A similar scenario isn’t good for jump racing. Beating up the weak quickly becomes a bad watch.
Much of the satisfaction of winning at Cheltenham in particular used to be a sense of the underdog getting one over on the big dog’s patch. It’s not that long since success was rare enough for it to prompt the home team into the sort of condescension that they’re now having to swallow.
But it’s not a healthy situation in the overall context, for either side. If it’s too easy then where’s the value in it. Nobody takes a picture of the fish that jumps into the boat. And Irish racing’s hull is bursting uncomfortably with pickings that seem just that bit too easy.
The process of trying to reverse that has begun, including an examination by the British Horseracing Authority of the Cheltenham results in particular with a view to the long-term outlook for the sport there.
Reassurance has been sought in an idea that success levels are cyclical and it’s only a matter of time before balance is restored.

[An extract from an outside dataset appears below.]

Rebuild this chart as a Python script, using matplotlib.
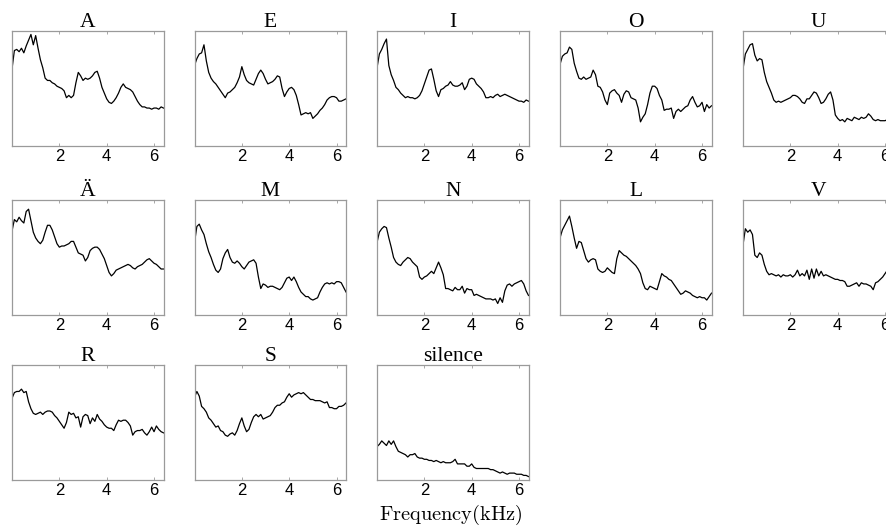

It might be true but not enough to presume on it when British and other overseas owners appear to be falling over themselves to have horses trained here.
Professionals inevitably attribute much of that to better prizemoney, not surprising since they get a slice of it. Yet how relevant can prizemoney really be to powerful owners already wealthy enough to invest in a mostly loss-making exercise.
Amidst a glut of complicated theories perhaps some of it is simply to do with how fickle and trendy this most self-consciously tough of sports actually is. Success breeds success and everyone loves a winner.
In an overall perspective though even the greenest of punters might admit that a win for Nube Negra or First Flow in Tuesday’s big race, the William Hill Champion Chase, might begin to restore some vital competitive edge to a fine old rivalry.